Paper number 715

DEVELOPMENT AND CHARACTERISATION OF HIGH DAMPING MAGNESIUM BASED COMPOSITES

Christine Mayencourt and Robert Schaller

Institut de Génie Atomique, Ecole Polytechnique Fédérale de Lausanne, 1015 Lausanne, Switzerland

Summary

C / Mg and SiC / Mg have been produced by gas pressure infiltration of fibre preforms by a Mg-Si alloy. The Young's modulus of these composites corresponds to the mixture law. The damping capacity of the magnesium matrix is preserved and is 10 to 100 times higher than in an industrial magnesium alloy (AZ63). Moreover, the mechanical loss spectra obtained by mechanical spectroscopy are modified by transitory phenomena which appear during thermal cycling.

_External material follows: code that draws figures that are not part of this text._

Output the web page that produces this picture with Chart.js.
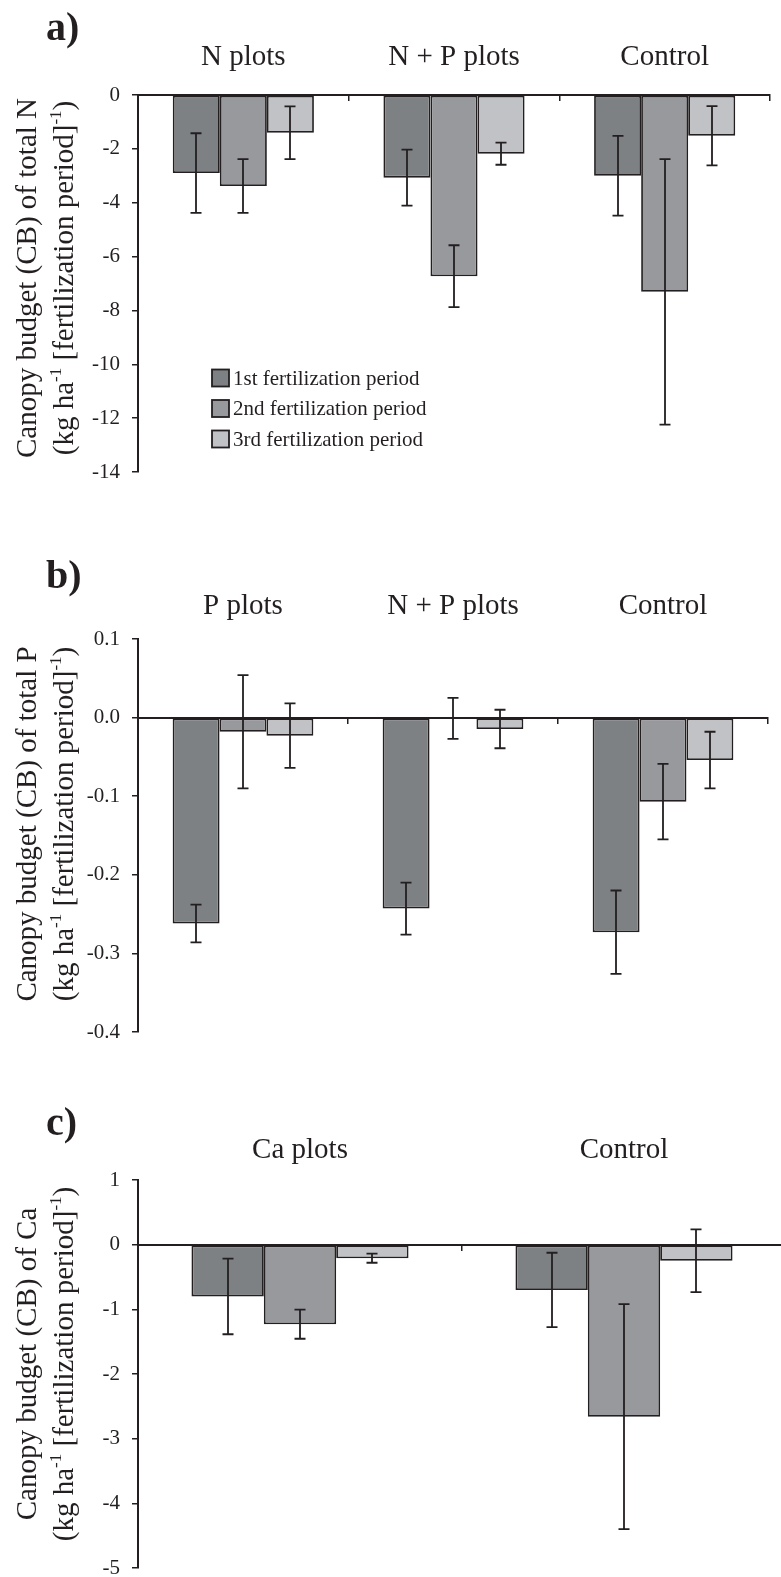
<!DOCTYPE html>
<html>
<head>
<meta charset="utf-8">
<script src="https://cdn.jsdelivr.net/npm/chart.js@4.4.0/dist/chart.umd.min.js"></script>
<style>
  html, body { margin: 0; padding: 0; background: #fff; }
  body { position: relative; width: 781px; height: 1577px; overflow: hidden; }
  canvas { position: absolute; left: 0; display: block; }
</style>
</head>
<body>
<canvas id="chartA" width="781" height="500" style="top:0"></canvas>
<canvas id="chartB" width="781" height="530" style="top:530px"></canvas>
<canvas id="chartC" width="790" height="520" style="top:1080px"></canvas>
<script>
const periods = ['1st fertilization period', '2nd fertilization period', '3rd fertilization period'];
const periodColors = ['#7e8184', '#97999c', '#c1c2c5'];

// a) total N
const groupsN = ['N plots', 'N + P plots', 'Control'];
const totalN1 = [-2.90, -3.07, -3.00];
const totalN2 = [-3.38, -6.73, -7.31];
const totalN3 = [-1.40, -2.18, -1.51];
const errN1 = [1.48, 1.04, 1.48];
const errN2 = [1.00, 1.15, 4.93];
const errN3 = [0.98, 0.41, 1.10];
const ticksN = { min: -14, max: 0, step: 2 };

// b) total P
const groupsP = ['P plots', 'N + P plots', 'Control'];
const totalP1 = [-0.262, -0.243, -0.273];
const totalP2 = [-0.018, -0.001, -0.107];
const totalP3 = [-0.023, -0.0145, -0.054];
const errP1 = [0.024, 0.033, 0.053];
const errP2 = [0.072, 0.026, 0.048];
const errP3 = [0.041, 0.0245, 0.036];
const ticksP = { min: -0.4, max: 0.1, step: 0.1 };

// c) Ca
const groupsCa = ['Ca plots', 'Control'];
const ca1 = [-0.80, -0.70];
const ca2 = [-1.23, -2.66];
const ca3 = [-0.21, -0.25];
const errCa1 = [0.585, 0.575];
const errCa2 = [0.225, 1.74];
const errCa3 = [0.07, 0.485];
const ticksCa = { min: -5, max: 1, step: 1 };

const unitLine = ['(kg ha', '^-1', ' [fertilization period]', '^-1', ')'];

const ink = '#231f20';
const serif = '"Liberation Serif", "Times New Roman", serif';

function drawRotated(ctx, parts, baseX, centerY, size) {
  const sup = Math.round(size * 0.6);
  const pieces = parts.map(p => {
    const isSup = p.startsWith('^');
    const text = isSup ? p.slice(1) : p;
    ctx.font = `${isSup ? sup : size}px ${serif}`;
    return { text, isSup, w: ctx.measureText(text).width };
  });
  const total = pieces.reduce((s, p) => s + p.w, 0);
  ctx.save();
  ctx.translate(baseX, centerY);
  ctx.rotate(-Math.PI / 2);
  ctx.textBaseline = 'alphabetic';
  ctx.textAlign = 'left';
  let x = -total / 2;
  pieces.forEach(p => {
    ctx.font = `${p.isSup ? sup : size}px ${serif}`;
    ctx.fillText(p.text, x, p.isSup ? -size * 0.4 : 0);
    x += p.w;
  });
  ctx.restore();
}

const panelDecor = {
  id: 'panelDecor',
  afterDatasetsDraw(chart) {
    const ctx = chart.ctx;
    const y = chart.scales.y;
    ctx.save();
    ctx.strokeStyle = ink;
    ctx.lineWidth = 1.8;
    chart.data.datasets.forEach((ds, i) => {
      chart.getDatasetMeta(i).data.forEach((bar, j) => {
        const v = ds.data[j], e = ds.errors[j];
        const top = y.getPixelForValue(v + e), bot = y.getPixelForValue(v - e);
        const x = Math.round(bar.x);
        ctx.beginPath();
        ctx.moveTo(x, top); ctx.lineTo(x, bot);
        ctx.moveTo(x - 5.5, top); ctx.lineTo(x + 5.5, top);
        ctx.moveTo(x - 5.5, bot); ctx.lineTo(x + 5.5, bot);
        ctx.stroke();
      });
    });
    ctx.restore();
  },
  afterDraw(chart, args, opts) {
    const ctx = chart.ctx;
    ctx.save();
    ctx.fillStyle = ink;
    ctx.font = `bold 40px ${serif}`;
    ctx.textBaseline = 'alphabetic';
    ctx.fillText(opts.letter, 46, opts.letterY);
    drawRotated(ctx, [opts.title], 36, opts.titleY, 29);
    drawRotated(ctx, unitLine, 73, opts.titleY, 29);
    if (opts.legend) {
      chart.data.datasets.forEach((ds, i) => {
        const cy = 378 + i * 30.5;
        ctx.fillStyle = ds.backgroundColor;
        ctx.fillRect(212, cy - 8.5, 17, 17);
        ctx.strokeStyle = ink;
        ctx.lineWidth = 1.8;
        ctx.strokeRect(212, cy - 8.5, 17, 17);
        ctx.fillStyle = ink;
        ctx.font = `21px ${serif}`;
        ctx.textBaseline = 'middle';
        ctx.fillText(ds.label, 233, cy + 1);
      });
    }
    ctx.restore();
  }
};

function makePanel(id, cfg) {
  return new Chart(document.getElementById(id), {
    type: 'bar',
    data: {
      labels: cfg.groups,
      datasets: cfg.values.map((vals, i) => ({
        label: periods[i],
        data: vals,
        errors: cfg.errors[i],
        backgroundColor: periodColors[i],
        borderColor: ink,
        borderWidth: 1.8,
        borderSkipped: false,
        categoryPercentage: 0.67,
        barPercentage: 1
      }))
    },
    options: {
      responsive: false,
      animation: false,
      devicePixelRatio: 1,
      layout: { padding: { top: 0, left: 0, right: cfg.padRight, bottom: cfg.padBottom } },
      plugins: { legend: { display: false }, tooltip: { enabled: false }, panelDecor: cfg.decor },
      scales: {
        x: {
          position: 'top',
          grid: { display: false, drawTicks: false },
          border: { display: false },
          ticks: { font: { family: serif, size: 29 }, color: ink, padding: cfg.labelPad, maxRotation: 0, autoSkip: false },
          afterFit: s => { s.height = cfg.top; }
        },
        x2: {
          type: 'category',
          position: { y: 0 },
          offset: true,
          z: 1,
          grid: { offset: true, drawOnChartArea: false, tickLength: 5, color: ink, lineWidth: 1.5 },
          border: { color: ink, width: 2 },
          ticks: { display: false }
        },
        y: {
          min: cfg.ticks.min,
          max: cfg.ticks.max,
          ticks: { stepSize: cfg.ticks.step, font: { family: serif, size: 21 }, color: ink, padding: 12, callback: cfg.fmt },
          grid: { drawOnChartArea: false, tickLength: 6, color: ink, lineWidth: 1.5 },
          border: { color: ink, width: 2 },
          afterFit: s => { s.width = 138; }
        }
      }
    },
    plugins: [panelDecor]
  });
}

makePanel('chartA', {
  groups: groupsN,
  values: [totalN1, totalN2, totalN3],
  errors: [errN1, errN2, errN3],
  ticks: ticksN,
  fmt: v => String(Math.round(v)),
  top: 95, padBottom: 28, padRight: 11, labelPad: 20,
  decor: { letter: 'a)', letterY: 40, title: 'Canopy budget (CB) of total N', titleY: 278, legend: true }
});

makePanel('chartB', {
  groups: groupsP,
  values: [totalP1, totalP2, totalP3],
  errors: [errP1, errP2, errP3],
  ticks: ticksP,
  fmt: v => (Math.abs(v) < 1e-9 ? 0 : v).toFixed(1),
  top: 109, padBottom: 28, padRight: 13, labelPad: 15,
  decor: { letter: 'b)', letterY: 58, title: 'Canopy budget (CB) of total P', titleY: 294, legend: false }
});

makePanel('chartC', {
  groups: groupsCa,
  values: [ca1, ca2, ca3],
  errors: [errCa1, errCa2, errCa3],
  ticks: ticksCa,
  fmt: v => String(Math.round(v)),
  top: 100, padBottom: 32, padRight: 4, labelPad: 12,
  decor: { letter: 'c)', letterY: 55, title: 'Canopy budget (CB) of Ca', titleY: 284, legend: false }
});
</script>
</body>
</html>
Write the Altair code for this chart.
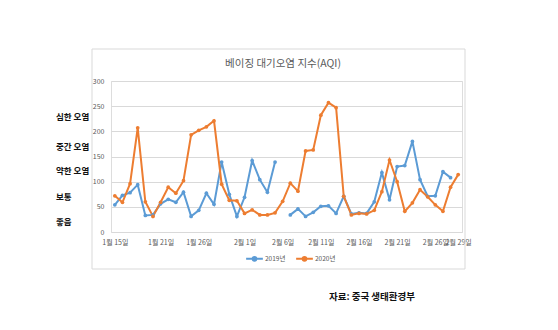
import altair as alt
import pandas as pd

dates = [f"1월 {d}일" for d in range(15, 32)] + [f"2월 {d}일" for d in range(1, 30)]
aqi_2019 = [54, 73, 78, 94, 33, 34, 56, 65, 59, 79, 31, 43, 77, 55, 139, 75, 31, 69, 142, 104,
            79, 139, None, 34, 46, 31, 39, 51, 52, 37, 71, 36, 38, 37, 60, 118, 64, 130, 132, 180,
            104, 71, 72, 120, 108, None]
aqi_2020 = [72, 59, 96, 207, 60, 31, 59, 89, 77, 102, 193, 202, 209, 221, 95, 63, 62, 37, 44, 34,
            34, 38, 61, 97, 81, 161, 163, 232, 257, 247, 71, 34, 37, 36, 43, 80, 143, 100, 41, 58,
            84, 70, 54, 41, 89, 114]
series = ["2019년", "2020년"]
colors = ["#5B9BD5", "#ED7D31"]
tick_labels = ["1월 15일", "1월 21일", "1월 26일", "2월 1일", "2월 6일", "2월 11일",
               "2월 16일", "2월 21일", "2월 26일", "2월 29일"]
levels = ["심한 오염", "중간 오염", "약한 오염", "보통", "좋음"]
title_text = "베이징 대기오염 지수(AQI)"
source_text = "자료: 중국 생태환경부"

rows = []
for name, vals in zip(series, [aqi_2019, aqi_2020]):
    for d, v in zip(dates, vals):
        rows.append({"date": d, "aqi": v, "series": name})
df = pd.DataFrame(rows)

FONT = "Noto Sans CJK KR"
W, H = 351, 151

frame = alt.Chart(pd.DataFrame({"a": [0]})).mark_rect(
    fill="transparent", stroke="#D9D9D9", strokeWidth=1
).encode(x=alt.value(-19), x2=alt.value(354), y=alt.value(-32), y2=alt.value(188))

lines = alt.Chart(df).mark_line(
    strokeWidth=2,
    invalid="break-paths-filter-domains",
    point=alt.OverlayMarkDef(filled=True, size=14),
).encode(
    x=alt.X("date:N", sort=dates, title=None,
            scale=alt.Scale(type="point", padding=0.5),
            axis=alt.Axis(values=tick_labels, labelAngle=0, labelOverlap=False,
                          ticks=False, domain=False, labelFontSize=7,
                          labelColor="#595959", labelFont=FONT, labelPadding=6)),
    y=alt.Y("aqi:Q", title=None,
            scale=alt.Scale(domain=[0, 300], nice=False),
            axis=alt.Axis(values=[0, 50, 100, 150, 200, 250, 300], ticks=False, domain=False,
                          gridColor="#D9D9D9", gridWidth=1, labelFontSize=7,
                          labelColor="#595959", labelFont=FONT, labelPadding=7)),
    color=alt.Color("series:N", scale=alt.Scale(domain=series, range=colors),
                    legend=alt.Legend(title=None, orient="none", legendX=134, legendY=168,
                                      direction="horizontal", labelFontSize=6.5,
                                      labelColor="#595959", labelFont=FONT,
                                      symbolType="M-1,0H1M0.22,0A0.22,0.22,0,1,1,-0.22,0A0.22,0.22,0,1,1,0.22,0",
                                      symbolSize=280, symbolStrokeWidth=2,
                                      columnPadding=6, labelOffset=1)),
)

title = alt.Chart(pd.DataFrame({"t": [title_text]})).mark_text(
    font=FONT, fontSize=10.5, color="#595959", align="center", baseline="middle"
).encode(text="t:N", x=alt.value(172), y=alt.value(-17))

lev = alt.Chart(pd.DataFrame({"t": levels, "k": list(range(len(levels)))})).mark_text(
    font=FONT, fontSize=8.5, fontWeight="bold", color="#111111", align="left", baseline="middle"
)
lev_layers = [
    lev.transform_filter(alt.datum.k == i).encode(text="t:N", x=alt.value(-55), y=alt.value(py))
    for i, py in enumerate([36, 66, 90, 116, 141])
]

source = alt.Chart(pd.DataFrame({"t": [source_text]})).mark_text(
    font=FONT, fontSize=9.5, fontWeight="bold", color="#111111", align="center", baseline="middle"
).encode(text="t:N", x=alt.value(261), y=alt.value(216))

chart = alt.layer(frame, lines, title, *lev_layers, source).properties(
    width=W, height=H,
    autosize=alt.AutoSizeParams(type="none"),
    padding={"left": 111, "top": 81, "right": 96, "bottom": 98},
).configure_view(stroke=None).configure(background="white")

chart.save("out.html", embed_options={"renderer": "svg", "actions": False})
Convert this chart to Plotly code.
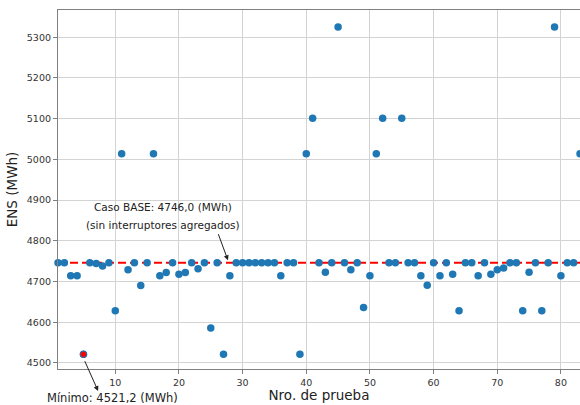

The transient response informs us about the thermal stress relaxation mechanism occurring at ceramic-metal interfaces and thereby about the interface quality and the fatigue behaviour. The comparison between the experimental results and a model of dislocation motion allows one to interpret the energy dissipation as due to reversible dislocation motion, which is controlled by a solid friction mechanism. This interpretation is confirmed by transmission electron microscopy observations during "in situ" thermal cycling. Furthermore, the composites do not exhibit thermal fatigue over more than 50 thermal cycles (100K-400K).

Keywords

damping capacity, Young's modulus, fatigue, magnesium, unidirectional fibres, dislocations, microstructure.